The proposed order would mandate that the companies tie executive compensation more closely to overall performance levels in delivering specific systems, said the person, who asked not to be identified discussing a plan that hasn’t been released.
Even so, it appears to be a White House effort. Pentagon officials only saw the draft order in the last two weeks, the person said. Depending on how it’s worded, the order could trigger a Pentagon review on how best to extract those demands from industry.
The White House didn’t immediately respond to a request for comment. Punchbowl first reported the order plans.
Trump’s ability to enforce such an order is unclear, and it would represent an extraordinary intrusion by the U.S. government into corporate affairs. But the administration hasn’t been shy about making similar demands in recent months, telling contractors to get in line with its priorities and even buying stakes in some companies.
Backed by Trump, Hegseth has said he intends to fix the painfully slow procurement process in which weapons are often overbudget, years late and sometimes obsolete by the time they debut. That challenge drew the ire of White House Chief of Staff Susie Wiles, who told Vanity Fair in an interview published Tuesday that Hegseth was the right person to take on the job.
“People talk about the deep state being at the State Department,” Wiles said. “It’s not. It’s the military-industrial complex.”
In his November speech, Hegseth demanded the biggest U.S. defense companies invest their own capital in speed and volume of delivery. Officials from defense companies such as Lockheed Martin Corp. and Northrop Grumman Corp. were in the audience when Hegseth delivered the remarks.
In October, Lockheed raised its quarterly dividend 15% and approved buying back up to an additional $2 billion, the Wall Street Journal reported at the time. Northrop pays a dividend of $2.31 per share.

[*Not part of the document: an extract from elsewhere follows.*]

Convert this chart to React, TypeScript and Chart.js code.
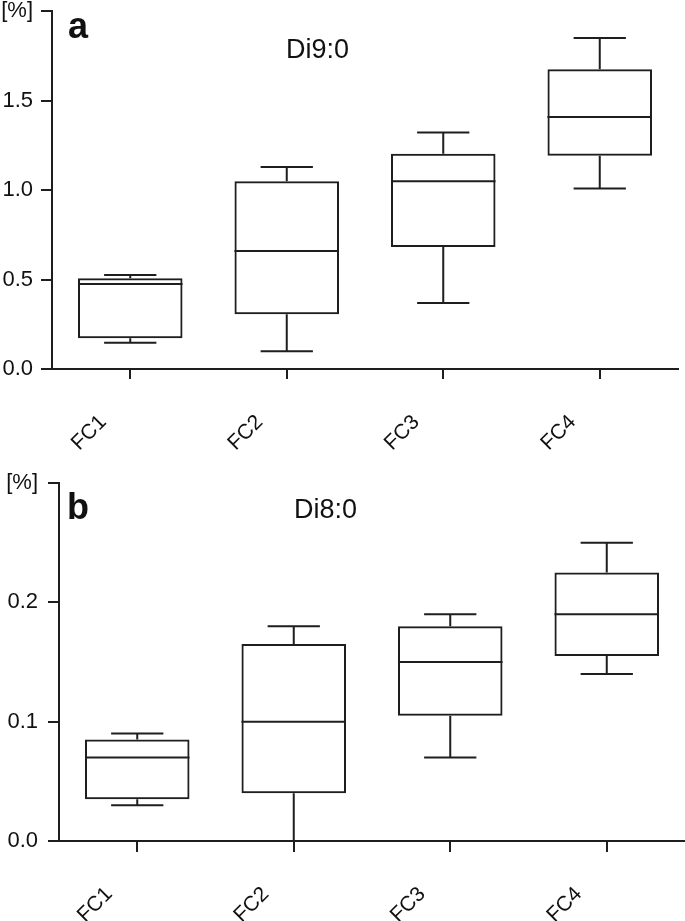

But the companies have also made major investments. Earlier this month, Lockheed opened a new lab focused on hypersonic weapons in Alabama as part of a $700 million planned investment from the strategic and missile defense unit in recent years to expand and upgrade facilities. Northrop has invested more than $1 billion in advanced manufacturing facilities since 2018.
Undersecretary Michael Duffey, in a separate memo to the Pentagon senior leadership earlier this month, directed each military service to publish new contracting guidelines in the next 180 days that would ensure “clear incentives for timely delivery” and “increased production capacity”.